_PROBLEM TO SOLVE:_
Quote all entries in full, exactly.

Records with drawing code:
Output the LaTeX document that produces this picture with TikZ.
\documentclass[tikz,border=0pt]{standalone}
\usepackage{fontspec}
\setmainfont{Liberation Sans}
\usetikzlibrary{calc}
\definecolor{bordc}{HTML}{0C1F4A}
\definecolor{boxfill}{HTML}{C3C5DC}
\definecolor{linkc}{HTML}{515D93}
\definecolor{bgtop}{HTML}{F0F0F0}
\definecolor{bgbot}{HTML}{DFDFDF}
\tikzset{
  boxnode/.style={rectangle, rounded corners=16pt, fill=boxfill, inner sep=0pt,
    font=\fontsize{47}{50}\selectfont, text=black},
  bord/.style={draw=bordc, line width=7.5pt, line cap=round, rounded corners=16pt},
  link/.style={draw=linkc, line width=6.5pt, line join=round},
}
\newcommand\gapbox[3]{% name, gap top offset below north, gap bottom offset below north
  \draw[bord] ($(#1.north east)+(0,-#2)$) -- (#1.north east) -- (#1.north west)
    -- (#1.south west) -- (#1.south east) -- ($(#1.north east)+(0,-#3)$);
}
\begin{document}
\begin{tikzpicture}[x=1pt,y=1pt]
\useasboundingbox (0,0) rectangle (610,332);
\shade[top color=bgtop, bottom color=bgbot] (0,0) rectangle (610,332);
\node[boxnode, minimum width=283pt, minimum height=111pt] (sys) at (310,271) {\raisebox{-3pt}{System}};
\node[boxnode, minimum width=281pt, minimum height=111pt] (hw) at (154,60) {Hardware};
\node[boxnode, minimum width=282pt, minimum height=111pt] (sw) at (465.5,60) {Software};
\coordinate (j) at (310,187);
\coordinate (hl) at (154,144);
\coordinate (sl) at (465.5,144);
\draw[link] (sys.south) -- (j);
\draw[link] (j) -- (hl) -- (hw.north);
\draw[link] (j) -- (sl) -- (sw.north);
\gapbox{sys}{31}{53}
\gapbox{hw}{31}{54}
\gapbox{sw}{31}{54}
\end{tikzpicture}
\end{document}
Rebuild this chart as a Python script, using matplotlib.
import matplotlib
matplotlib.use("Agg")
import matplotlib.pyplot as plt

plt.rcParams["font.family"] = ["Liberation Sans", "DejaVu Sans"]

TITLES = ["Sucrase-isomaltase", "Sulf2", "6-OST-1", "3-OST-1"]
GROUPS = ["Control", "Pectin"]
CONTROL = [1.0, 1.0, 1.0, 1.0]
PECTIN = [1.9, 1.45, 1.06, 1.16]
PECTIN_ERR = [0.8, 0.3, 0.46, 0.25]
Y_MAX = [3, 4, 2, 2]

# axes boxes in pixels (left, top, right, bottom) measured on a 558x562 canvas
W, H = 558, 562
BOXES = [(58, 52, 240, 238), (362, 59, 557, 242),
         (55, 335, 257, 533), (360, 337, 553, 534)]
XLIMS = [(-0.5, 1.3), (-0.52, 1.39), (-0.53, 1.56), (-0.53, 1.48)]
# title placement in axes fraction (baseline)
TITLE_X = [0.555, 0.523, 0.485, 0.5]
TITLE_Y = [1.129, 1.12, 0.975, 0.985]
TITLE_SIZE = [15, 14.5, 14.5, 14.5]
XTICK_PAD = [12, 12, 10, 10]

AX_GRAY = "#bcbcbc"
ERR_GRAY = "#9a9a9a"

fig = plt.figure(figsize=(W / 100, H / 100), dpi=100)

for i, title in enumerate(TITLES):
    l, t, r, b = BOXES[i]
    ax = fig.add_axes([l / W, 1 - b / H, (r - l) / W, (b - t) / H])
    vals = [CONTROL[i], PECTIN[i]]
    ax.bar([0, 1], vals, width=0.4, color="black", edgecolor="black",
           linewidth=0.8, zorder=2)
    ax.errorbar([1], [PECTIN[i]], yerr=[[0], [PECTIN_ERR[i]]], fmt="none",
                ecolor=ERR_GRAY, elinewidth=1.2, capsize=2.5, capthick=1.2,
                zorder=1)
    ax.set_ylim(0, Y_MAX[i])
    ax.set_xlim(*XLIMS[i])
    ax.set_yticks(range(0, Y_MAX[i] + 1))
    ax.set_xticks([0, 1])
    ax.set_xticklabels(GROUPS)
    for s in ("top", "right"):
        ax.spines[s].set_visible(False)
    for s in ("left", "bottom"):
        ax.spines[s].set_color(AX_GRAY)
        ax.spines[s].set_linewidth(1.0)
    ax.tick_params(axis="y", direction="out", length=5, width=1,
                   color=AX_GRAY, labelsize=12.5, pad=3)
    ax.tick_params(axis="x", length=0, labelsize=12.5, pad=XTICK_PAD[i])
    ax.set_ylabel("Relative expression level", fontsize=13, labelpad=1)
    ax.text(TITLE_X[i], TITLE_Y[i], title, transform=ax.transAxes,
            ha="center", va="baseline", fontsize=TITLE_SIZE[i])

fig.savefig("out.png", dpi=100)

_FINISHED EXERCISE:_
Output the LaTeX document that produces this picture with TikZ.
\documentclass[tikz,border=0pt]{standalone}
\usepackage{fontspec}
\setmainfont{Liberation Sans}
\usetikzlibrary{calc}
\definecolor{bordc}{HTML}{0C1F4A}
\definecolor{boxfill}{HTML}{C3C5DC}
\definecolor{linkc}{HTML}{515D93}
\definecolor{bgtop}{HTML}{F0F0F0}
\definecolor{bgbot}{HTML}{DFDFDF}
\tikzset{
  boxnode/.style={rectangle, rounded corners=16pt, fill=boxfill, inner sep=0pt,
    font=\fontsize{47}{50}\selectfont, text=black},
  bord/.style={draw=bordc, line width=7.5pt, line cap=round, rounded corners=16pt},
  link/.style={draw=linkc, line width=6.5pt, line join=round},
}
\newcommand\gapbox[3]{% name, gap top offset below north, gap bottom offset below north
  \draw[bord] ($(#1.north east)+(0,-#2)$) -- (#1.north east) -- (#1.north west)
    -- (#1.south west) -- (#1.south east) -- ($(#1.north east)+(0,-#3)$);
}
\begin{document}
\begin{tikzpicture}[x=1pt,y=1pt]
\useasboundingbox (0,0) rectangle (610,332);
\shade[top color=bgtop, bottom color=bgbot] (0,0) rectangle (610,332);
\node[boxnode, minimum width=283pt, minimum height=111pt] (sys) at (310,271) {\raisebox{-3pt}{System}};
\node[boxnode, minimum width=281pt, minimum height=111pt] (hw) at (154,60) {Hardware};
\node[boxnode, minimum width=282pt, minimum height=111pt] (sw) at (465.5,60) {Software};
\coordinate (j) at (310,187);
\coordinate (hl) at (154,144);
\coordinate (sl) at (465.5,144);
\draw[link] (sys.south) -- (j);
\draw[link] (j) -- (hl) -- (hw.north);
\draw[link] (j) -- (sl) -- (sw.north);
\gapbox{sys}{31}{53}
\gapbox{hw}{31}{54}
\gapbox{sw}{31}{54}
\end{tikzpicture}
\end{document}
Rebuild this chart as a Python script, using matplotlib.
import matplotlib
matplotlib.use("Agg")
import matplotlib.pyplot as plt

plt.rcParams["font.family"] = ["Liberation Sans", "DejaVu Sans"]

TITLES = ["Sucrase-isomaltase", "Sulf2", "6-OST-1", "3-OST-1"]
GROUPS = ["Control", "Pectin"]
CONTROL = [1.0, 1.0, 1.0, 1.0]
PECTIN = [1.9, 1.45, 1.06, 1.16]
PECTIN_ERR = [0.8, 0.3, 0.46, 0.25]
Y_MAX = [3, 4, 2, 2]

# axes boxes in pixels (left, top, right, bottom) measured on a 558x562 canvas
W, H = 558, 562
BOXES = [(58, 52, 240, 238), (362, 59, 557, 242),
         (55, 335, 257, 533), (360, 337, 553, 534)]
XLIMS = [(-0.5, 1.3), (-0.52, 1.39), (-0.53, 1.56), (-0.53, 1.48)]
# title placement in axes fraction (baseline)
TITLE_X = [0.555, 0.523, 0.485, 0.5]
TITLE_Y = [1.129, 1.12, 0.975, 0.985]
TITLE_SIZE = [15, 14.5, 14.5, 14.5]
XTICK_PAD = [12, 12, 10, 10]

AX_GRAY = "#bcbcbc"
ERR_GRAY = "#9a9a9a"

fig = plt.figure(figsize=(W / 100, H / 100), dpi=100)

for i, title in enumerate(TITLES):
    l, t, r, b = BOXES[i]
    ax = fig.add_axes([l / W, 1 - b / H, (r - l) / W, (b - t) / H])
    vals = [CONTROL[i], PECTIN[i]]
    ax.bar([0, 1], vals, width=0.4, color="black", edgecolor="black",
           linewidth=0.8, zorder=2)
    ax.errorbar([1], [PECTIN[i]], yerr=[[0], [PECTIN_ERR[i]]], fmt="none",
                ecolor=ERR_GRAY, elinewidth=1.2, capsize=2.5, capthick=1.2,
                zorder=1)
    ax.set_ylim(0, Y_MAX[i])
    ax.set_xlim(*XLIMS[i])
    ax.set_yticks(range(0, Y_MAX[i] + 1))
    ax.set_xticks([0, 1])
    ax.set_xticklabels(GROUPS)
    for s in ("top", "right"):
        ax.spines[s].set_visible(False)
    for s in ("left", "bottom"):
        ax.spines[s].set_color(AX_GRAY)
        ax.spines[s].set_linewidth(1.0)
    ax.tick_params(axis="y", direction="out", length=5, width=1,
                   color=AX_GRAY, labelsize=12.5, pad=3)
    ax.tick_params(axis="x", length=0, labelsize=12.5, pad=XTICK_PAD[i])
    ax.set_ylabel("Relative expression level", fontsize=13, labelpad=1)
    ax.text(TITLE_X[i], TITLE_Y[i], title, transform=ax.transAxes,
            ha="center", va="baseline", fontsize=TITLE_SIZE[i])

fig.savefig("out.png", dpi=100)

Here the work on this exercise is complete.